Em Conversa looks to uncover the secrets in Latin America (LatAm) that have caused the fintech market to boom, from being worth less than $50million in 2016, to $2.1billion in 2022.
This week we hear from Gustavo Mapeli, co-founder of Kanastra, the lending firm. The company recently announced its $13million seed investment led by Valor Capital and Quona Capital. As a result, we wanted to find out what was driving the need for tech-driven debt facility solutions.
Can you tell me more about the company and your role within it?
Kanastra was founded in 2022 by myself and Manuel Netto. We were partners at Kardinal, an asset manager in Brazil. There, we personally faced hardship in finding suitable service providers and infrastructure for our private credit facilities. At the time, we ran into many different problems, such as low-quality service and non-existent technology. These resulted in daily errors.
This was not a unique experience. In Brazil, the infrastructure through which that debt finance is arranged is really fragmented and fintechs have to work with many different service providers, often depending on spreadsheets and legacy systems. The process is really cumbersome and time-consuming.
So we did an MVP and realised we could offer a solution to the market’s many problems. That’s when we founded Kanastra. Our platform streamlines and provides all services needed to set up, run and invest in debt facilities in a truly digital and automated way, taking care of everything –from fund administration to debt issuance
What are some debt facility trends we’re seeing in Brazil?
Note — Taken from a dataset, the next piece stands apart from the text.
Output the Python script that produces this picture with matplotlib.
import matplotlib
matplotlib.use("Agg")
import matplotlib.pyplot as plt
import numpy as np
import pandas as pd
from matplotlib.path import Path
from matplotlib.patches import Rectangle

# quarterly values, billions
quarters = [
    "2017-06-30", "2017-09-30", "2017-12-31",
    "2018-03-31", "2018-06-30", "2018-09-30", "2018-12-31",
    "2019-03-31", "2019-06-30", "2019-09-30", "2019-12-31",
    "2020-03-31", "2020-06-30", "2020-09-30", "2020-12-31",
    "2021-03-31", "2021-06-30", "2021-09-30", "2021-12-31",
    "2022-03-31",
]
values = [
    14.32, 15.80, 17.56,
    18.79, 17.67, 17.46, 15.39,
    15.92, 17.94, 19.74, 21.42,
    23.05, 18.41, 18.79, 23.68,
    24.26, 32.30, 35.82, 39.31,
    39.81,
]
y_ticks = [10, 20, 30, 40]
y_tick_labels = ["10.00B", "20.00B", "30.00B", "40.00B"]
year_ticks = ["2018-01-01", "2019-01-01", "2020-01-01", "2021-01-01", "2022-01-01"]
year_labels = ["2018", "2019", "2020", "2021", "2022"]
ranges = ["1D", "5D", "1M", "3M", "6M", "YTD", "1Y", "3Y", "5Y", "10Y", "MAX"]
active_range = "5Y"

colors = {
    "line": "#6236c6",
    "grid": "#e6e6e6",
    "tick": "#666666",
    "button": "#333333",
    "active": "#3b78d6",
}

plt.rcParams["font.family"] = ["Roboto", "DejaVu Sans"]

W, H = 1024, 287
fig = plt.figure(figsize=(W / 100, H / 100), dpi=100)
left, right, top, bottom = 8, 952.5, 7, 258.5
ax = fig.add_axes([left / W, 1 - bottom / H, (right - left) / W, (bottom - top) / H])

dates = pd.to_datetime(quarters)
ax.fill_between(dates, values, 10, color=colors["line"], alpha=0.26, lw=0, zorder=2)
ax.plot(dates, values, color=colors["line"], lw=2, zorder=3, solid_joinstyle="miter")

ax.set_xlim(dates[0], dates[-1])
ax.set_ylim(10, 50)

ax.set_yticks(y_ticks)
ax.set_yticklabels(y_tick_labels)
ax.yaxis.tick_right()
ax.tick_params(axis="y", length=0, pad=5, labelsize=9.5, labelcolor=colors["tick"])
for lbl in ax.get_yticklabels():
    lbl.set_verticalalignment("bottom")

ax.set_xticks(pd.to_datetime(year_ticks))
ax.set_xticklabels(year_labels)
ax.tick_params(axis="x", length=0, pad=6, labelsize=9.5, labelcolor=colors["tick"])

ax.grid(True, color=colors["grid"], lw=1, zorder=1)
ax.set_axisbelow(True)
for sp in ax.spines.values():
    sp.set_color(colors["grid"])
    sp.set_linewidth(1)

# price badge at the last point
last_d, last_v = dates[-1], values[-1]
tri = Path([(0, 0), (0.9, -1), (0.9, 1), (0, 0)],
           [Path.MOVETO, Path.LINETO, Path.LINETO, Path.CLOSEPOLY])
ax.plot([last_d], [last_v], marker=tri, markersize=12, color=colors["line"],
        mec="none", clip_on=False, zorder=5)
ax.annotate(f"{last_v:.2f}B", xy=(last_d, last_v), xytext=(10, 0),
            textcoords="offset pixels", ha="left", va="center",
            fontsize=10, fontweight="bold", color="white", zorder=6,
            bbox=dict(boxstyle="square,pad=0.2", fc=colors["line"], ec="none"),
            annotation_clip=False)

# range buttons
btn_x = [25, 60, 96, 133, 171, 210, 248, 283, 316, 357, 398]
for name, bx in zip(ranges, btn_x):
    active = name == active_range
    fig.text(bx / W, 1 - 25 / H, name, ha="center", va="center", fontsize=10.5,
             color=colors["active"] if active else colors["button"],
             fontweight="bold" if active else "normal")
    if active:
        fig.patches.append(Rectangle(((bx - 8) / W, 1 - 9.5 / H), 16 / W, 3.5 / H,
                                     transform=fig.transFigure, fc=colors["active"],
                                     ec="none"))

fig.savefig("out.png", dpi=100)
Overall, sophistication is rapidly increasing. Multitranched structures with multiple mezzanine layers, investor appetite for very niched/unusual asset-backed facilities and other signs of financial deepening are clearly evolving.
Also, besides the usual fintech users, we are seeing a ‘democratisation’ of debt facilities. There are an increasing number of players who were not necessarily your typical debt facility user coming to debt capital markets to access funding.
What is Kanastra doing to improve the debt facility sector in Brazil and LatAm?
Kanastra addresses the industry’s biggest pain points: a lack of technology and the need to hire multiple different providers in order to run a facility. We take care of everything from fund administration to debt issuance so originators and investors don’t have to spend time and energy with:
- Complicated documents and legacy systems
- Enabling critical automation
- Data availability
- Modern integrations
- A host of features to empower lending
How does the Brazilian debt facilities sector compare to that of the rest of the world?
Surprisingly, we are unusually sophisticated versus the rest of the world, even compared to developed markets. As a consequence of the super robust, sophisticated regulation that both the local central bank and capital markets authorities have put in place over the last 20 years, and also the very strong pool of national, institutional capital available to be deployed, debt facilities have become commonplace from a range of players.
From nascent credit fintechs looking to raise their first lending facility to large corporations taking receivables out from their balance sheet. It’s safe, it’s efficient.
What are some unique challenges associated with the region/country in the debt facilities space?
The debt facilities space in Brazil is ok to navigate if you are a Brazil-based investor or originator. However, it can be complex to understand at first if you are a foreign player, both looking to invest or raise capital. As a consequence, local investors occupy a disproportionately large space in the capital base of these facilities. We would certainly benefit from having a large base of foreign investors.
Plans for the future
For us, we’ll continue to add to the breath of services around debt facilities. Materialising the vision of truly becoming a one-stop shop is a multi-year mission. Luckily we are in a country large enough to allow us to focus on a single geographical market for years to come.